You have probably heard from someone in Rossville that we live in a litigious society where everyone is looking to sue. What is lost in that assumption is that very often, the accidents and resulting injuries that people suffer often leave them facing inordinate expenses. If the events that caused such maladies were due to the negligence others, then it may be understandable why those who suffer through them would want to hold the responsible parties accountable.
Personal injury tort cases represent a varying portion of the civil caseloads seen from state-to-state (information shared by the National Center for State Courts shows them to account for as low as 1 percent in some areas, and as high as 25 percent in others).
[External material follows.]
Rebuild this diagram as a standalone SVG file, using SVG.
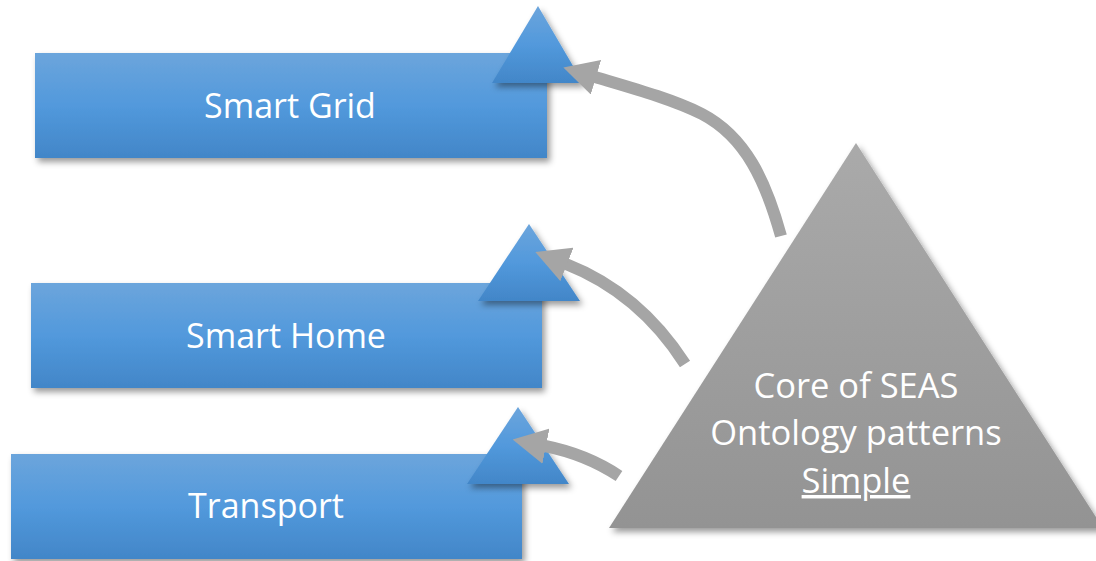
<svg xmlns="http://www.w3.org/2000/svg" width="1096" height="561" viewBox="0 0 1096 561">
<defs>
<linearGradient id="blue" x1="0" y1="0" x2="0" y2="1">
<stop offset="0" stop-color="#6ca5dc"/>
<stop offset="0.5" stop-color="#5299dc"/>
<stop offset="1" stop-color="#4286c8"/>
</linearGradient>
<linearGradient id="gray" x1="0" y1="0" x2="0" y2="1">
<stop offset="0" stop-color="#aaaaaa"/>
<stop offset="1" stop-color="#939393"/>
</linearGradient>
<filter id="shadow" x="-10%" y="-10%" width="130%" height="140%">
<feDropShadow dx="3" dy="4" stdDeviation="3" flood-color="#000" flood-opacity="0.4"/>
</filter>
<marker id="head" markerUnits="userSpaceOnUse" viewBox="0 0 34 36" refX="1" refY="18" markerWidth="34" markerHeight="36" orient="auto">
<path d="M0,0 L34,18 L0,36 z" fill="#a5a5a5"/>
</marker>
<style>
.box{fill:url(#blue);filter:url(#shadow)}
.tri{fill:url(#blue);filter:url(#shadow)}
.lbl{font-family:"Open Sans","Noto Sans",sans-serif;font-size:34px;fill:#ffffff;text-anchor:middle}
.core{font-family:"Open Sans","Noto Sans",sans-serif;font-size:34.5px;fill:#ffffff;text-anchor:middle}
.arrow{fill:none;stroke:#a5a5a5;stroke-width:12;marker-end:url(#head)}
</style>
</defs>
<rect width="1096" height="561" fill="#ffffff"/>
<g id="smart-grid">
<rect class="box" x="35" y="53" width="512" height="105"/>
<text class="lbl" x="290" y="118">Smart Grid</text>
<polygon class="tri" points="492,83 538,6 583,83"/>
</g>
<g id="smart-home">
<rect class="box" x="31" y="283" width="511" height="105"/>
<text class="lbl" x="286" y="348">Smart Home</text>
<polygon class="tri" points="478,301 529,224 580,301"/>
</g>
<g id="transport">
<rect class="box" x="11" y="454" width="511" height="105"/>
<text class="lbl" x="266" y="518">Transport</text>
<polygon class="tri" points="467,484 518,407 569,484"/>
</g>
<g id="core">
<polygon points="609,528 856,143 1103,528" fill="url(#gray)" filter="url(#shadow)"/>
<text class="core" x="856" y="398">Core of SEAS</text>
<text class="core" x="856" y="445">Ontology patterns</text>
<text class="core" x="856" y="493" text-decoration="underline">Simple</text>
</g>
<g id="connectors">
<path class="arrow" d="M781,236 C766,182 746,137 702,114 C672,99 632,88 595,77"/>
<path class="arrow" d="M685,364 C660,325 622,286 566,264"/>
<path class="arrow" d="M619,476 C598,462 575,452 545,446"/>
</g>
</svg>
At the heart of a majority of these cases is likely a question of negligence. The type of alleged negligence involved will often determine the potential compensation one might collect.
There are four generally accepted forms of negligence:
- Comparative: If you are the one bringing an action based on comparative negligence, you recognize a certain degree of fault on your part. The defendant can then only be held responsible proportionate to his or her percentage of fault.
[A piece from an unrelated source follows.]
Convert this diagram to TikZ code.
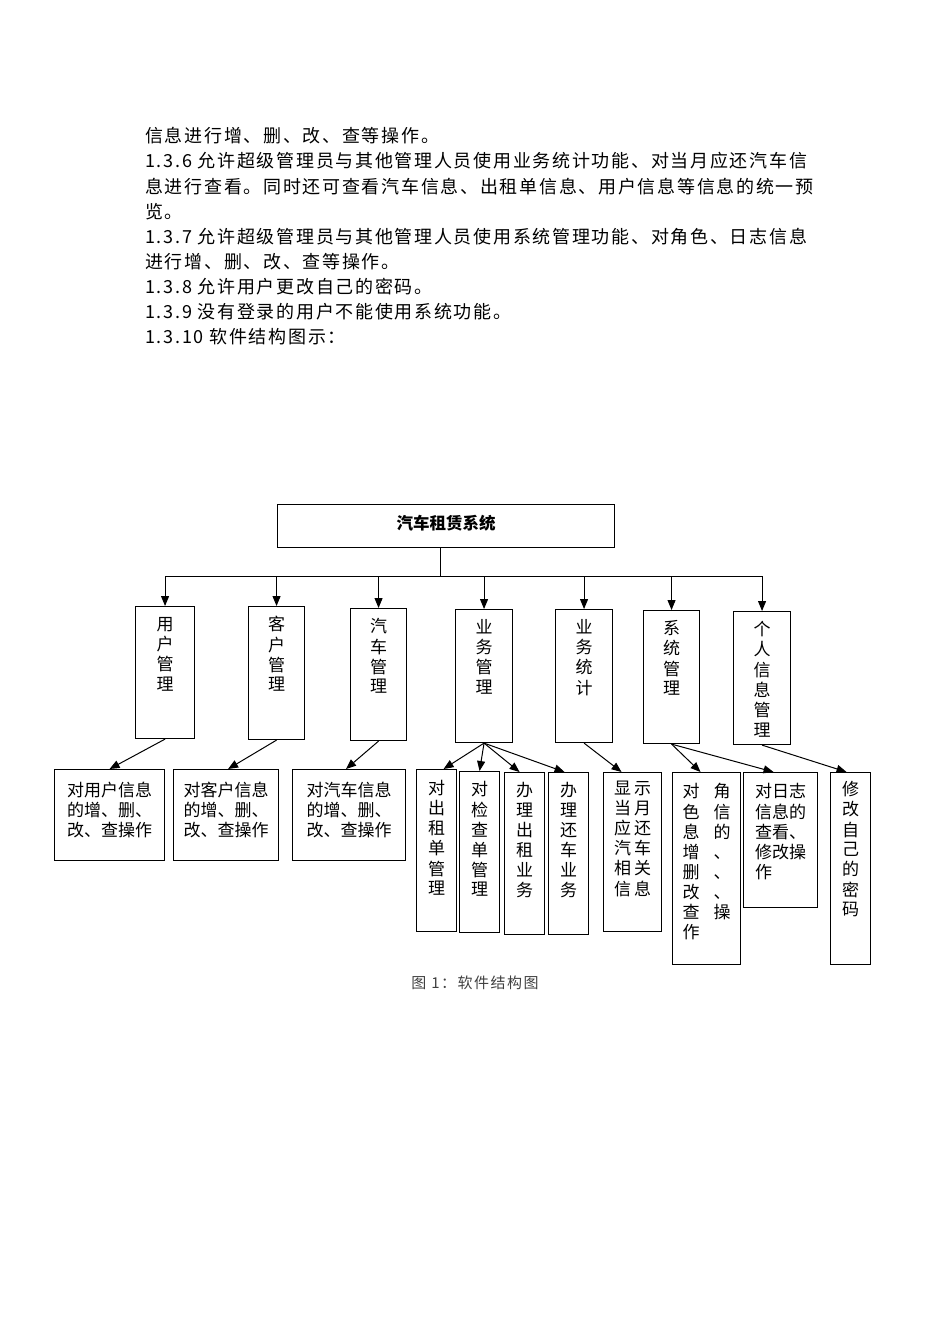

- Contributory: In a contributory case, you cannot collect compensation if your degree of fault is greater than 50 percent.
- Gross: When citing gross negligence, you claim that a defendant showed a complete lack of concern for your safety.
- Mixed: Mixed negligence combines the comparative and contributory principles, allowing you to seek compensation for a percentage of damages when you were more than 50 percent at fault.
The type of negligence recognized in tort cases depends on the state of jursdiction. Georgia, for example, follows the philosophy of contributory negligence.